## Material
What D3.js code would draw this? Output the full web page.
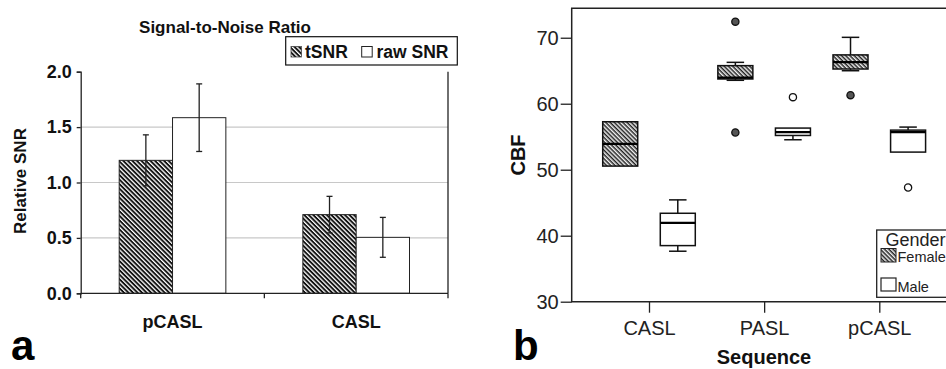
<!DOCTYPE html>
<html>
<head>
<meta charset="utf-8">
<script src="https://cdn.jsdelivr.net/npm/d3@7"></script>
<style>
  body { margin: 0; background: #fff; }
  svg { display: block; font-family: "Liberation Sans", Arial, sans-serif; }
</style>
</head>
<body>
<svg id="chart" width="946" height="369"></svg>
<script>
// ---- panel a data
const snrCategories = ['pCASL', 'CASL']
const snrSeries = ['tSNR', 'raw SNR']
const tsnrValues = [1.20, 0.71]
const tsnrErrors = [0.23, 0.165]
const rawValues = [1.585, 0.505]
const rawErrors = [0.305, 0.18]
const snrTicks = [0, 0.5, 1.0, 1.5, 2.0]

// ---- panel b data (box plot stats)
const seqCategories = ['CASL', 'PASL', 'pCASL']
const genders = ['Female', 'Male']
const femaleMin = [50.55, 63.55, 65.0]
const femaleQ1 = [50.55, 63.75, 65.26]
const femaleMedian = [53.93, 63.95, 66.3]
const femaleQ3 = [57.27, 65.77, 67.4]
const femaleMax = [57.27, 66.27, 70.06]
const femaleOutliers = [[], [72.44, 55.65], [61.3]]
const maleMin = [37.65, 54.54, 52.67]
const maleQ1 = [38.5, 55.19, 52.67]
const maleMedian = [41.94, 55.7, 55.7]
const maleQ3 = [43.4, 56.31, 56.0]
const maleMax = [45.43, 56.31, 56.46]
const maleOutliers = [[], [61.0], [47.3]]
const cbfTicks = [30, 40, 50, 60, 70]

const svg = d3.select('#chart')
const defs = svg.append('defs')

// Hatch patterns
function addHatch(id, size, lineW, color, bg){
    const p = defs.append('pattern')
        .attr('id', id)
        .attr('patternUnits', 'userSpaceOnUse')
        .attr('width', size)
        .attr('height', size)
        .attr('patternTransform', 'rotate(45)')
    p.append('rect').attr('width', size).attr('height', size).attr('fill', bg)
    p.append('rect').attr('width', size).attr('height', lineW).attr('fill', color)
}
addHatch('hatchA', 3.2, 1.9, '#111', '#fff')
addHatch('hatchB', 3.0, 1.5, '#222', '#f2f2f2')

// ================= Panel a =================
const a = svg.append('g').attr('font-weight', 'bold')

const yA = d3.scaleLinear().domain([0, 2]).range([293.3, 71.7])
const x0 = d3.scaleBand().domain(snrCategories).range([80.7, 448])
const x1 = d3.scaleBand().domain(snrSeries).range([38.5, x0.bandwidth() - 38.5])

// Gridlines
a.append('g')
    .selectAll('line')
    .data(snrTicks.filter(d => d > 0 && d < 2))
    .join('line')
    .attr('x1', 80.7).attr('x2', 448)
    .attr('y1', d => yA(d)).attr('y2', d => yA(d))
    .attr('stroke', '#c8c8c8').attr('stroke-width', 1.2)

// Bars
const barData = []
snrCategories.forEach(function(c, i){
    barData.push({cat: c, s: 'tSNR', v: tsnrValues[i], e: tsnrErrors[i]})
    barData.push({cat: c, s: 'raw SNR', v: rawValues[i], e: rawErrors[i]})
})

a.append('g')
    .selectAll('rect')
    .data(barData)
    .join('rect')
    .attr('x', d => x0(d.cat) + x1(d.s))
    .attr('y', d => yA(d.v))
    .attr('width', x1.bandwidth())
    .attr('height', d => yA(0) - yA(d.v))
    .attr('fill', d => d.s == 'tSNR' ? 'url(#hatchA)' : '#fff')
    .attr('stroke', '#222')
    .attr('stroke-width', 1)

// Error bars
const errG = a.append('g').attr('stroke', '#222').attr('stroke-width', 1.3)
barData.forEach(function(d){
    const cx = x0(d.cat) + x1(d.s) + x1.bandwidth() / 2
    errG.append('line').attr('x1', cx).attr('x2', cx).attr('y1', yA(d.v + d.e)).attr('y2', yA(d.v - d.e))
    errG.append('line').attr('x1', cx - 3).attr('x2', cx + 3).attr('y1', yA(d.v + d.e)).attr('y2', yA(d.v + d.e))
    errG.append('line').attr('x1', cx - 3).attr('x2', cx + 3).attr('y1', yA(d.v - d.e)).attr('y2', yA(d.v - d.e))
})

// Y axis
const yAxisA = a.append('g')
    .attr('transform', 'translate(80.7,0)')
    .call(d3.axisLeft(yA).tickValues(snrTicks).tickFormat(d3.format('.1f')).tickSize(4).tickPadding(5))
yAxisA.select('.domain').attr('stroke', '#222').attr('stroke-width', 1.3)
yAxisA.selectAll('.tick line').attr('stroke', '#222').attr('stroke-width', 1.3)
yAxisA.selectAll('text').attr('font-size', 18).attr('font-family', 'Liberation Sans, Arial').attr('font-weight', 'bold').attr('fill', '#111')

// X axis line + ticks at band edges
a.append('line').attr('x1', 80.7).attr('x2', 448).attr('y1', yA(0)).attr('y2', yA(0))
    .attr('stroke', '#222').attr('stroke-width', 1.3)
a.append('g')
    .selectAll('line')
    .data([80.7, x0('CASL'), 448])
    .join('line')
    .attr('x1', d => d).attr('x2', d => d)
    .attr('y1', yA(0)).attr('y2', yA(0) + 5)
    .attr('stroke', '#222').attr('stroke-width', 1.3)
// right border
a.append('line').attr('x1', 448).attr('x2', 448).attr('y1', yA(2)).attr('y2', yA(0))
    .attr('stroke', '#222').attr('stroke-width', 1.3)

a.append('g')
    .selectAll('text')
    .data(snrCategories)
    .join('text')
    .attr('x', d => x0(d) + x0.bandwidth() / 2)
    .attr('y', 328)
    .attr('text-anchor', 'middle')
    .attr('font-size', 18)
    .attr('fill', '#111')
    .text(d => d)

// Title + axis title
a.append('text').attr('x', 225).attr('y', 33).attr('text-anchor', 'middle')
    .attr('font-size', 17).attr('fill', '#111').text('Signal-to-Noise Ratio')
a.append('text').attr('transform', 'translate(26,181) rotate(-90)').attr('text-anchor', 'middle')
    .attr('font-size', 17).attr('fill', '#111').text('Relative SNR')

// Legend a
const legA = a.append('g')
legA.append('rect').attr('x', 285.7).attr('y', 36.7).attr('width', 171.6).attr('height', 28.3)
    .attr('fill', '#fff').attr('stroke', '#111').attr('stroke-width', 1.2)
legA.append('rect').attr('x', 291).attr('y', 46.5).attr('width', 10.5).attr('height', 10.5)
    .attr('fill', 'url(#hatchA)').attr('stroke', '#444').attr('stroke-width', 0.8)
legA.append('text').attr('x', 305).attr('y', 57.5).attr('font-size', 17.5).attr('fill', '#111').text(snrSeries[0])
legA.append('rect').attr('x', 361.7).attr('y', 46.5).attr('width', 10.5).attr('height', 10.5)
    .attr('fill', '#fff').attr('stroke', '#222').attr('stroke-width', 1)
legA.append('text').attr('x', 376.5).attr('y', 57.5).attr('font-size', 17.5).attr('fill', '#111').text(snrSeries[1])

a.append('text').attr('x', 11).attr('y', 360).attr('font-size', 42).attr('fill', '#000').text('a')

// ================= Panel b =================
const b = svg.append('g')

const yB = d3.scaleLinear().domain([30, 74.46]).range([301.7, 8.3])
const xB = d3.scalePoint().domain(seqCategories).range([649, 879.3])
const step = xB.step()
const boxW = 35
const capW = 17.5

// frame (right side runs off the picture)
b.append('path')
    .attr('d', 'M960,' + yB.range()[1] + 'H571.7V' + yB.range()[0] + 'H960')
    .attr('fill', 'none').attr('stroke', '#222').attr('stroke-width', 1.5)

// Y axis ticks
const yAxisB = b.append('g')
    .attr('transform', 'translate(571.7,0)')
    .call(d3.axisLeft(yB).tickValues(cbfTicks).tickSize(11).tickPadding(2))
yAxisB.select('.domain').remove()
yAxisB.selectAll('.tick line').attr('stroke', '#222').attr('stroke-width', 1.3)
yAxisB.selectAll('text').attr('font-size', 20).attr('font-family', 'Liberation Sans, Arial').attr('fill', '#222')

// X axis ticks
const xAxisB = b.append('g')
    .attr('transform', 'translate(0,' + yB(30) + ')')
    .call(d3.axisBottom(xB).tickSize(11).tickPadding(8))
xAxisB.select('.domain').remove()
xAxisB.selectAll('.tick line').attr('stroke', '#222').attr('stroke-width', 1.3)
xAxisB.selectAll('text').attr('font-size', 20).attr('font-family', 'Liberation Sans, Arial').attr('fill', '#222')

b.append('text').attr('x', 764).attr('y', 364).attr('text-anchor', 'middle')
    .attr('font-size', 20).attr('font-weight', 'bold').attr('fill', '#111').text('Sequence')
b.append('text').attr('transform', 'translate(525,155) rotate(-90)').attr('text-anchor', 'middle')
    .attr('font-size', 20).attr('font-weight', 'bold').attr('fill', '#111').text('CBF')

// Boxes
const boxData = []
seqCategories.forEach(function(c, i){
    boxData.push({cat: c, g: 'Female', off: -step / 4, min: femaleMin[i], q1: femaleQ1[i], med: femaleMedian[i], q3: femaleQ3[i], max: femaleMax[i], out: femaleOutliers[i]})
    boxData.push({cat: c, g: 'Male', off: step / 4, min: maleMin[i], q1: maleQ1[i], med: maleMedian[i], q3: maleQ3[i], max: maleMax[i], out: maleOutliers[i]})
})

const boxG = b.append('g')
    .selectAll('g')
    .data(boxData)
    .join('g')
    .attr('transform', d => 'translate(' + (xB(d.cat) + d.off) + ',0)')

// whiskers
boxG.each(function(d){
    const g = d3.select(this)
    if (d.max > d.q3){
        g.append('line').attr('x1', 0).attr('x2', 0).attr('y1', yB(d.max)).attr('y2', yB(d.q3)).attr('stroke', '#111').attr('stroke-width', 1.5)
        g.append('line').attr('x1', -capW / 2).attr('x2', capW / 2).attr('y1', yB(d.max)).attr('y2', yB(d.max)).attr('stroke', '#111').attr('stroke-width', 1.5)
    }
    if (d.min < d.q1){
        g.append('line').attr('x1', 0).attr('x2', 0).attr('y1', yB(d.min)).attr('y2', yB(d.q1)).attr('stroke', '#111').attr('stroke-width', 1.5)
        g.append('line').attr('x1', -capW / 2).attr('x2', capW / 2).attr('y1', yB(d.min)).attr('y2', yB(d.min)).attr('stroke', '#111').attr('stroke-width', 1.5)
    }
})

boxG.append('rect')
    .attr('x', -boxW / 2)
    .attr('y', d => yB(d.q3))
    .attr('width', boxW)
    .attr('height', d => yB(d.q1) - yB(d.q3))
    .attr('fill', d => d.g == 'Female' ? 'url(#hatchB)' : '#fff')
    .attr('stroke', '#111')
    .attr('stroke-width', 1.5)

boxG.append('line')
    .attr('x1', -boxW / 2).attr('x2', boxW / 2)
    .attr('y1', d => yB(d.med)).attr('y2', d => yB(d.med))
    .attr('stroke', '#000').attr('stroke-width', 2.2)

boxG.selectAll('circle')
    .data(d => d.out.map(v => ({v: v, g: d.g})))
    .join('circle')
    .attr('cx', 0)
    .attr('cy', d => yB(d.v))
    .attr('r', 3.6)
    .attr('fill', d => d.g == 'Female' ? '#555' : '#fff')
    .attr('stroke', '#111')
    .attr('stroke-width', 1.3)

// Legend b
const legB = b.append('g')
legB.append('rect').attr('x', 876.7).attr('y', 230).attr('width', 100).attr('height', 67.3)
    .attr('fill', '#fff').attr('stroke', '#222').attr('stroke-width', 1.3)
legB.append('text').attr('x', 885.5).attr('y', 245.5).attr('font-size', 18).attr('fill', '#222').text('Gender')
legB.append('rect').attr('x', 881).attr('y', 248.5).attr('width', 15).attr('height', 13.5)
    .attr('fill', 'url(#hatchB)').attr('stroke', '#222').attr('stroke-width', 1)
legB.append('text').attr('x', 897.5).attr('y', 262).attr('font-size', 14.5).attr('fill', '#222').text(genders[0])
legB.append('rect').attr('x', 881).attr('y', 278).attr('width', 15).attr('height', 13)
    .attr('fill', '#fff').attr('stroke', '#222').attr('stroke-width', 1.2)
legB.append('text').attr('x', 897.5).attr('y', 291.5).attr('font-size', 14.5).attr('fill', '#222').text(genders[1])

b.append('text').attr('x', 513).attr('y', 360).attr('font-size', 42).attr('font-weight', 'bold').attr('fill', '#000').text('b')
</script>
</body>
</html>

## Aim
Please repeat exactly the data above from its first line to the line that contains "const defs = svg.append('defs')", inclusive, and leave every picture out.

## Expected answer
What D3.js code would draw this? Output the full web page.
<!DOCTYPE html>
<html>
<head>
<meta charset="utf-8">
<script src="https://cdn.jsdelivr.net/npm/d3@7"></script>
<style>
  body { margin: 0; background: #fff; }
  svg { display: block; font-family: "Liberation Sans", Arial, sans-serif; }
</style>
</head>
<body>
<svg id="chart" width="946" height="369"></svg>
<script>
// ---- panel a data
const snrCategories = ['pCASL', 'CASL']
const snrSeries = ['tSNR', 'raw SNR']
const tsnrValues = [1.20, 0.71]
const tsnrErrors = [0.23, 0.165]
const rawValues = [1.585, 0.505]
const rawErrors = [0.305, 0.18]
const snrTicks = [0, 0.5, 1.0, 1.5, 2.0]

// ---- panel b data (box plot stats)
const seqCategories = ['CASL', 'PASL', 'pCASL']
const genders = ['Female', 'Male']
const femaleMin = [50.55, 63.55, 65.0]
const femaleQ1 = [50.55, 63.75, 65.26]
const femaleMedian = [53.93, 63.95, 66.3]
const femaleQ3 = [57.27, 65.77, 67.4]
const femaleMax = [57.27, 66.27, 70.06]
const femaleOutliers = [[], [72.44, 55.65], [61.3]]
const maleMin = [37.65, 54.54, 52.67]
const maleQ1 = [38.5, 55.19, 52.67]
const maleMedian = [41.94, 55.7, 55.7]
const maleQ3 = [43.4, 56.31, 56.0]
const maleMax = [45.43, 56.31, 56.46]
const maleOutliers = [[], [61.0], [47.3]]
const cbfTicks = [30, 40, 50, 60, 70]

const svg = d3.select('#chart')
const defs = svg.append('defs')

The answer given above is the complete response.